Which lines fall between the line holding "Recreate this image" and the line holding "const yMin = 0, yMax = 12, yInterval = 2;", inclusive? Retype them exactly, without the pictures, and add nothing else.

Data listing

%%

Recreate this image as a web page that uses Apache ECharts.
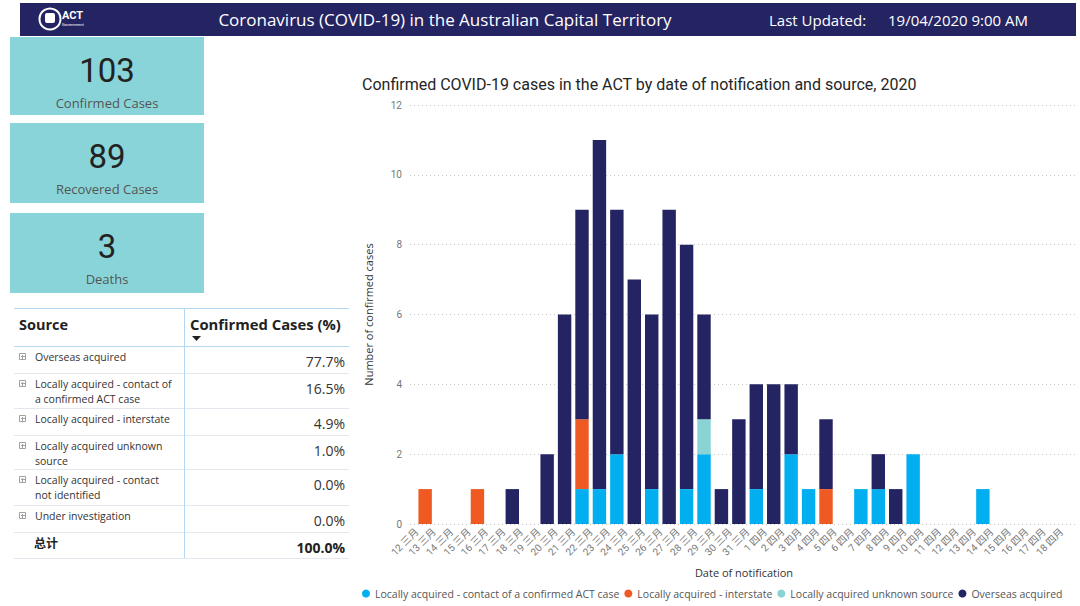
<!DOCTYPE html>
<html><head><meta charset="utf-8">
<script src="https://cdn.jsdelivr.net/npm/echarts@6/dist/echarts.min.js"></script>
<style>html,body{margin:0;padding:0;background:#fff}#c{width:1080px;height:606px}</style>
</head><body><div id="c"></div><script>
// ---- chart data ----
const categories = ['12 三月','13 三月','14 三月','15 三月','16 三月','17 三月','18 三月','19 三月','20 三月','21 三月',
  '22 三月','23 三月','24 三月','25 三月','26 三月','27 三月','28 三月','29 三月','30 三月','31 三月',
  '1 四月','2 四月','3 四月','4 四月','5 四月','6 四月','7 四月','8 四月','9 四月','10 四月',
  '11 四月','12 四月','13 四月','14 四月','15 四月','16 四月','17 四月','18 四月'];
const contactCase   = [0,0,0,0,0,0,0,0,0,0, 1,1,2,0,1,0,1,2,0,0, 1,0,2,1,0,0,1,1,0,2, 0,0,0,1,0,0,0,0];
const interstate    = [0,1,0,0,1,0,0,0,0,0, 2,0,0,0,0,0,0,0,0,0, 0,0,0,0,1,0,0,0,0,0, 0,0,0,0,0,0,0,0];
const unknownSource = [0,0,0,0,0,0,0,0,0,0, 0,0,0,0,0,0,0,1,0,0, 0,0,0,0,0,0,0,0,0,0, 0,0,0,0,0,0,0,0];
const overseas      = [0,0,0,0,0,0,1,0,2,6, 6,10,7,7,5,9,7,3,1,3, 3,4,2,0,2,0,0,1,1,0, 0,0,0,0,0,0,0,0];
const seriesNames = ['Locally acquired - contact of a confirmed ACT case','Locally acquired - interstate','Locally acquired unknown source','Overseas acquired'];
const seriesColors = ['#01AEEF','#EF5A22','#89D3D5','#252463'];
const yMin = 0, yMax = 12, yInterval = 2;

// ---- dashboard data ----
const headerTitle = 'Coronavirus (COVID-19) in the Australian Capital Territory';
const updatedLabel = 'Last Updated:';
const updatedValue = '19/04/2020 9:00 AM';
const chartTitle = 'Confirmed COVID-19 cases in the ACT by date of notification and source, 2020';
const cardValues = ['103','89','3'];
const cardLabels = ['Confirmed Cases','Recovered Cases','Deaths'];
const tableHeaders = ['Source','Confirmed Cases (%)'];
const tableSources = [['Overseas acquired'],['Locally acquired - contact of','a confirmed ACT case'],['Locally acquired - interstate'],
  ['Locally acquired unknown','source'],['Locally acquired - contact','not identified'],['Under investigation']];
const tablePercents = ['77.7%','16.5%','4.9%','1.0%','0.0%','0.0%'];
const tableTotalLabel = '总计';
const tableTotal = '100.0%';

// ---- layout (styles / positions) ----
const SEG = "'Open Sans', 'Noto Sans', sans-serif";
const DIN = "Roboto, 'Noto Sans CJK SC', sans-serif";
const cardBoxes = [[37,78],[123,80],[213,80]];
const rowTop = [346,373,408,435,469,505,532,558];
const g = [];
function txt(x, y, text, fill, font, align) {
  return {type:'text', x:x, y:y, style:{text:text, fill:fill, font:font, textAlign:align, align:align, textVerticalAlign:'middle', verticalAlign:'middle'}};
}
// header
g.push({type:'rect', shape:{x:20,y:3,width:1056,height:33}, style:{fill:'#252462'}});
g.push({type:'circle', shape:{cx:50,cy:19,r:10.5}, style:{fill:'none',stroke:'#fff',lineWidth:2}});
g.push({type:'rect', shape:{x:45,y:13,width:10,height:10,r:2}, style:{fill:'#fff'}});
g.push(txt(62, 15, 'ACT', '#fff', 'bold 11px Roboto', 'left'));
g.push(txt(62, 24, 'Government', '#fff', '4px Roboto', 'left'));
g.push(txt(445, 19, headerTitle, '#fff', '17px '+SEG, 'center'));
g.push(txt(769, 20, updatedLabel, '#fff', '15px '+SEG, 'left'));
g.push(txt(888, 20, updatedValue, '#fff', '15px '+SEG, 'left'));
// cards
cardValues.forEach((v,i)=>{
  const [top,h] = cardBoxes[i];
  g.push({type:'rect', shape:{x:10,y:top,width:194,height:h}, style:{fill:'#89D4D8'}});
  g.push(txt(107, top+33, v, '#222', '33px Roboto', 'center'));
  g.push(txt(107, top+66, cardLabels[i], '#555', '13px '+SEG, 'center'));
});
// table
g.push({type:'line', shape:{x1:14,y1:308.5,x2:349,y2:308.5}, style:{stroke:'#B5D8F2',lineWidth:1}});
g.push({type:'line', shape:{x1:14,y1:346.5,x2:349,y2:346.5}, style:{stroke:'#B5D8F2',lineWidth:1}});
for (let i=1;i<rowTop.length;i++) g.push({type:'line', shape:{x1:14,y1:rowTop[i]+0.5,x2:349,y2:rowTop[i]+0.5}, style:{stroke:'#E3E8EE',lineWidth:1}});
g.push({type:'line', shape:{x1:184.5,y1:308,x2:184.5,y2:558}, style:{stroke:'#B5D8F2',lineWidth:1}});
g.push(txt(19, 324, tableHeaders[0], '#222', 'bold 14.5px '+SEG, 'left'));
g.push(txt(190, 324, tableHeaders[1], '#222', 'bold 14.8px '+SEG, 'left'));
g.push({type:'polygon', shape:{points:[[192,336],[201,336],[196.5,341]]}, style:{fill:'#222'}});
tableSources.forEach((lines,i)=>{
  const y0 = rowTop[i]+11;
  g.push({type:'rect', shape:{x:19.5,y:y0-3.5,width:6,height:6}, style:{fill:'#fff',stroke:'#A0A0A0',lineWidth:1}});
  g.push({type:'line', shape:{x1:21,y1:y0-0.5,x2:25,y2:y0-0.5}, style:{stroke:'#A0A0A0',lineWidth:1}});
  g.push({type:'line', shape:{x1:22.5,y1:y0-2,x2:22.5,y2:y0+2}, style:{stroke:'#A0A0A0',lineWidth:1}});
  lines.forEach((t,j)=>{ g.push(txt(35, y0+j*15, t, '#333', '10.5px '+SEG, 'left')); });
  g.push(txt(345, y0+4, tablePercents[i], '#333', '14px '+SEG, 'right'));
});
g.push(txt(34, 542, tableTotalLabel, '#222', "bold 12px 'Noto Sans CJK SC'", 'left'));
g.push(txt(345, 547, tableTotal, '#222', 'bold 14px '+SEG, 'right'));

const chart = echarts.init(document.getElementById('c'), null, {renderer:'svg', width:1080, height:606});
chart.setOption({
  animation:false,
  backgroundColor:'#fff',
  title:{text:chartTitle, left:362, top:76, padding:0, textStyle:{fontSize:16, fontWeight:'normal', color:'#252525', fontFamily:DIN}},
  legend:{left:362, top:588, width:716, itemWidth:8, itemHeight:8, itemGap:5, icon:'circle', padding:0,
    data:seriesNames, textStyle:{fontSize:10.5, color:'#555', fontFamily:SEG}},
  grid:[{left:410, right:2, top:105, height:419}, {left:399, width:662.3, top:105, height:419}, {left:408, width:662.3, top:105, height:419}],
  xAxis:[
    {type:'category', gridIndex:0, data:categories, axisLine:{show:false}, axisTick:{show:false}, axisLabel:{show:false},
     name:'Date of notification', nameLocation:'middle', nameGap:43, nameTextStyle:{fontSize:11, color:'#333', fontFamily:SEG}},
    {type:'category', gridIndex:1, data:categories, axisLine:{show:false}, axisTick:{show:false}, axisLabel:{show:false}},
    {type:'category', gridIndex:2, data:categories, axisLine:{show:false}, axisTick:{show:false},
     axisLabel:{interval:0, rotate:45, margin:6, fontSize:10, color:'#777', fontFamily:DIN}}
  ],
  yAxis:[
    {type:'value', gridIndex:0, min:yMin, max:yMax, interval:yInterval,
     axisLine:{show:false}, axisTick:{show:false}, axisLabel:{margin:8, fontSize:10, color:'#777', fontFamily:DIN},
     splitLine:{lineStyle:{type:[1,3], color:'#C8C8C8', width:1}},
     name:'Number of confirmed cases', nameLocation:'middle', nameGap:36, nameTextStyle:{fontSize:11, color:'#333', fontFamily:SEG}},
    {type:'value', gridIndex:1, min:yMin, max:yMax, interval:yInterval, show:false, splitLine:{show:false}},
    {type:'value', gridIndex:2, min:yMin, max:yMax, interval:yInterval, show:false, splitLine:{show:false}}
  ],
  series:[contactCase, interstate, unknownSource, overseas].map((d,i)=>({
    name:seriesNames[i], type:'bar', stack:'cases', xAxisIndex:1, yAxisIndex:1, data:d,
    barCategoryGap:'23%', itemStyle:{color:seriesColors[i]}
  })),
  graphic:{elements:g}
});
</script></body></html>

%%
%%

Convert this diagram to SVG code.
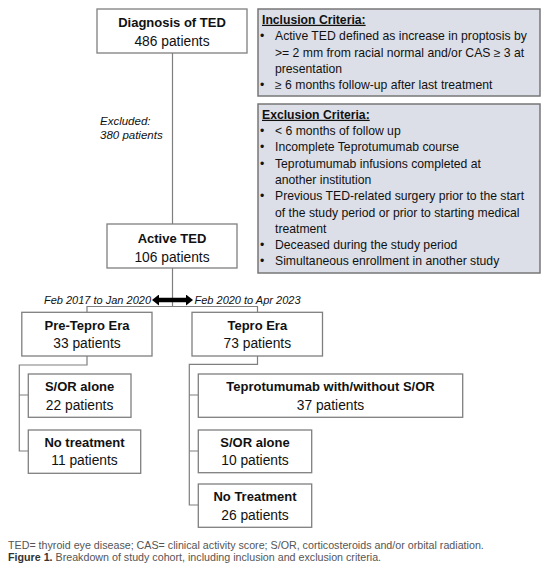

%%

Expected output
Recreate this image as a web page that uses Apache ECharts.
<!DOCTYPE html>
<html><head><meta charset="utf-8">
<script src="https://cdn.jsdelivr.net/npm/echarts@6/dist/echarts.min.js"></script>
<style>html,body{margin:0;padding:0;background:#fff}#c{width:1080px;height:606px}</style>
</head><body><div id="c"></div><script>
// ---- chart data ----
const categories = ['12 三月','13 三月','14 三月','15 三月','16 三月','17 三月','18 三月','19 三月','20 三月','21 三月',
  '22 三月','23 三月','24 三月','25 三月','26 三月','27 三月','28 三月','29 三月','30 三月','31 三月',
  '1 四月','2 四月','3 四月','4 四月','5 四月','6 四月','7 四月','8 四月','9 四月','10 四月',
  '11 四月','12 四月','13 四月','14 四月','15 四月','16 四月','17 四月','18 四月'];
const contactCase   = [0,0,0,0,0,0,0,0,0,0, 1,1,2,0,1,0,1,2,0,0, 1,0,2,1,0,0,1,1,0,2, 0,0,0,1,0,0,0,0];
const interstate    = [0,1,0,0,1,0,0,0,0,0, 2,0,0,0,0,0,0,0,0,0, 0,0,0,0,1,0,0,0,0,0, 0,0,0,0,0,0,0,0];
const unknownSource = [0,0,0,0,0,0,0,0,0,0, 0,0,0,0,0,0,0,1,0,0, 0,0,0,0,0,0,0,0,0,0, 0,0,0,0,0,0,0,0];
const overseas      = [0,0,0,0,0,0,1,0,2,6, 6,10,7,7,5,9,7,3,1,3, 3,4,2,0,2,0,0,1,1,0, 0,0,0,0,0,0,0,0];
const seriesNames = ['Locally acquired - contact of a confirmed ACT case','Locally acquired - interstate','Locally acquired unknown source','Overseas acquired'];
const seriesColors = ['#01AEEF','#EF5A22','#89D3D5','#252463'];
const yMin = 0, yMax = 12, yInterval = 2;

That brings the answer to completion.